- Your instructions
Please transcribe the data below exactly. Leave the pictures out.

(begin)

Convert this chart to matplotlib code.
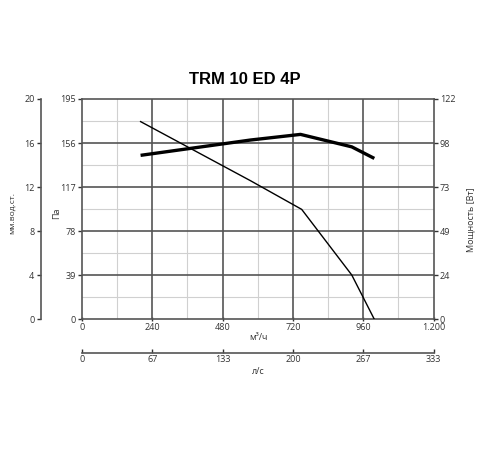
import matplotlib

matplotlib.use("Agg")
import numpy as np
import matplotlib.pyplot as plt

# data
flow_pressure = [200, 575, 750, 921, 998]
pressure = [175, 122.7, 97.3, 39.2, 0]

flow_power = [200, 576, 746, 921, 998]
power = [90.8, 99.3, 102.4, 95.5, 89.1]

x_ticks = [0, 240, 480, 720, 960, 1200]
x_labels = ["0", "240", "480", "720", "960", "1.200"]
ls_labels = ["0", "67", "133", "200", "267", "333"]
pa_ticks = [0, 39, 78, 117, 156, 195]
mm_ticks = [0, 4, 8, 12, 16, 20]
w_labels = ["0", "24", "49", "73", "98", "122"]

title = "TRM 10 ED 4P"

plt.rcParams['font.family'] = ['Open Sans', 'DejaVu Sans']
tick_color = "#333333"
fs = 6.5

fig = plt.figure(figsize=(5, 4.5), dpi=100)
ax = fig.add_axes([82 / 500, 1 - 319.3 / 450, 351.5 / 500, 220.3 / 450])

ax.set_xlim(0, 1200)
ax.set_ylim(0, 195)

# grid
for v in np.arange(120, 1200, 240):
    ax.axvline(v, color="#d0d0d0", lw=0.8, zorder=1)
for v in np.arange(19.5, 195, 39):
    ax.axhline(v, color="#d0d0d0", lw=0.8, zorder=1)
for v in x_ticks[1:-1]:
    ax.axvline(v, color="#555555", lw=1.2, zorder=2)
for v in pa_ticks[1:-1]:
    ax.axhline(v, color="#555555", lw=1.2, zorder=2)

for s in ax.spines.values():
    s.set_color("#555555")
    s.set_linewidth(1.2)

ax.plot(flow_pressure, pressure, color="black", lw=1.0, zorder=5)

ax.set_xticks(x_ticks)
ax.set_xticklabels(x_labels)
ax.set_yticks(pa_ticks)
ax.tick_params(axis="both", labelsize=fs, colors=tick_color, length=3, width=1, pad=1.5)
ax.tick_params(axis="x", direction="inout")

# power axis on the right
axp = ax.twinx()
axp.set_ylim(0, 122)
axp.plot(flow_power, power, color="black", lw=2.4, zorder=6, solid_capstyle="butt")
axp.set_yticks(np.linspace(0, 122, 6))
axp.set_yticklabels(w_labels)
axp.tick_params(axis="y", labelsize=fs, colors=tick_color, length=3, width=1, pad=1.5)
for s in axp.spines.values():
    s.set_visible(False)

# mm water column axis on the far left
axm = ax.twinx()
axm.set_ylim(0, 20)
for k, s in axm.spines.items():
    s.set_visible(k == "left")
axm.spines["left"].set_position(("axes", (40.7 - 82) / 351.5))
axm.spines["left"].set_color("#555555")
axm.spines["left"].set_linewidth(1.2)
axm.yaxis.set_ticks_position("left")
axm.set_yticks(mm_ticks)
axm.tick_params(axis="y", labelsize=fs, colors=tick_color, length=3, width=1, pad=1.5)

# l/s axis below
axl = ax.twiny()
axl.set_xlim(0, 1200)
for k, s in axl.spines.items():
    s.set_visible(k == "bottom")
axl.spines["bottom"].set_position(("axes", (319.3 - 352.5) / 220.3))
axl.spines["bottom"].set_color("#555555")
axl.spines["bottom"].set_linewidth(1.2)
axl.xaxis.set_ticks_position("bottom")
axl.set_xticks(x_ticks)
axl.set_xticklabels(ls_labels)
axl.tick_params(axis="x", labelsize=fs, colors=tick_color, length=3, width=1, direction="in", pad=1.5)

# axis titles
lab = dict(fontsize=fs, color=tick_color, ha="center", va="center")
fig.text(12 / 500, 1 - 213 / 450, "мм.вод.ст.", rotation=90, **dict(lab, fontsize=fs - 0.5))
fig.text(57 / 500, 1 - 213 / 450, "Па", rotation=90, **lab)
fig.text(471 / 500, 1 - 220 / 450, "Мощность [Вт]", rotation=90, **lab)
fig.text(258 / 500, 1 - 338 / 450, "м³/ч", **lab)
fig.text(258 / 500, 1 - 371 / 450, "л/с", **lab)

fig.text(245 / 500, 1 - 79 / 450, title, ha="center", va="center",
         fontsize=12, fontweight="bold", family=["Liberation Sans", "DejaVu Sans"])

fig.savefig("out.png", dpi=100)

(end)

- In response
Convert this chart to matplotlib code.
import matplotlib

matplotlib.use("Agg")
import numpy as np
import matplotlib.pyplot as plt

# data
flow_pressure = [200, 575, 750, 921, 998]
pressure = [175, 122.7, 97.3, 39.2, 0]

flow_power = [200, 576, 746, 921, 998]
power = [90.8, 99.3, 102.4, 95.5, 89.1]

x_ticks = [0, 240, 480, 720, 960, 1200]
x_labels = ["0", "240", "480", "720", "960", "1.200"]
ls_labels = ["0", "67", "133", "200", "267", "333"]
pa_ticks = [0, 39, 78, 117, 156, 195]
mm_ticks = [0, 4, 8, 12, 16, 20]
w_labels = ["0", "24", "49", "73", "98", "122"]

title = "TRM 10 ED 4P"

plt.rcParams['font.family'] = ['Open Sans', 'DejaVu Sans']
tick_color = "#333333"
fs = 6.5

fig = plt.figure(figsize=(5, 4.5), dpi=100)
ax = fig.add_axes([82 / 500, 1 - 319.3 / 450, 351.5 / 500, 220.3 / 450])

ax.set_xlim(0, 1200)
ax.set_ylim(0, 195)

# grid
for v in np.arange(120, 1200, 240):
    ax.axvline(v, color="#d0d0d0", lw=0.8, zorder=1)
for v in np.arange(19.5, 195, 39):
    ax.axhline(v, color="#d0d0d0", lw=0.8, zorder=1)
for v in x_ticks[1:-1]:
    ax.axvline(v, color="#555555", lw=1.2, zorder=2)
for v in pa_ticks[1:-1]:
    ax.axhline(v, color="#555555", lw=1.2, zorder=2)

for s in ax.spines.values():
    s.set_color("#555555")
    s.set_linewidth(1.2)

ax.plot(flow_pressure, pressure, color="black", lw=1.0, zorder=5)

ax.set_xticks(x_ticks)
ax.set_xticklabels(x_labels)
ax.set_yticks(pa_ticks)
ax.tick_params(axis="both", labelsize=fs, colors=tick_color, length=3, width=1, pad=1.5)
ax.tick_params(axis="x", direction="inout")

# power axis on the right
axp = ax.twinx()
axp.set_ylim(0, 122)
axp.plot(flow_power, power, color="black", lw=2.4, zorder=6, solid_capstyle="butt")
axp.set_yticks(np.linspace(0, 122, 6))
axp.set_yticklabels(w_labels)
axp.tick_params(axis="y", labelsize=fs, colors=tick_color, length=3, width=1, pad=1.5)
for s in axp.spines.values():
    s.set_visible(False)

# mm water column axis on the far left
axm = ax.twinx()
axm.set_ylim(0, 20)
for k, s in axm.spines.items():
    s.set_visible(k == "left")
axm.spines["left"].set_position(("axes", (40.7 - 82) / 351.5))
axm.spines["left"].set_color("#555555")
axm.spines["left"].set_linewidth(1.2)
axm.yaxis.set_ticks_position("left")
axm.set_yticks(mm_ticks)
axm.tick_params(axis="y", labelsize=fs, colors=tick_color, length=3, width=1, pad=1.5)

# l/s axis below
axl = ax.twiny()
axl.set_xlim(0, 1200)
for k, s in axl.spines.items():
    s.set_visible(k == "bottom")
axl.spines["bottom"].set_position(("axes", (319.3 - 352.5) / 220.3))
axl.spines["bottom"].set_color("#555555")
axl.spines["bottom"].set_linewidth(1.2)
axl.xaxis.set_ticks_position("bottom")
axl.set_xticks(x_ticks)
axl.set_xticklabels(ls_labels)
axl.tick_params(axis="x", labelsize=fs, colors=tick_color, length=3, width=1, direction="in", pad=1.5)

# axis titles
lab = dict(fontsize=fs, color=tick_color, ha="center", va="center")
fig.text(12 / 500, 1 - 213 / 450, "мм.вод.ст.", rotation=90, **dict(lab, fontsize=fs - 0.5))
fig.text(57 / 500, 1 - 213 / 450, "Па", rotation=90, **lab)
fig.text(471 / 500, 1 - 220 / 450, "Мощность [Вт]", rotation=90, **lab)
fig.text(258 / 500, 1 - 338 / 450, "м³/ч", **lab)
fig.text(258 / 500, 1 - 371 / 450, "л/с", **lab)

fig.text(245 / 500, 1 - 79 / 450, title, ha="center", va="center",
         fontsize=12, fontweight="bold", family=["Liberation Sans", "DejaVu Sans"])

fig.savefig("out.png", dpi=100)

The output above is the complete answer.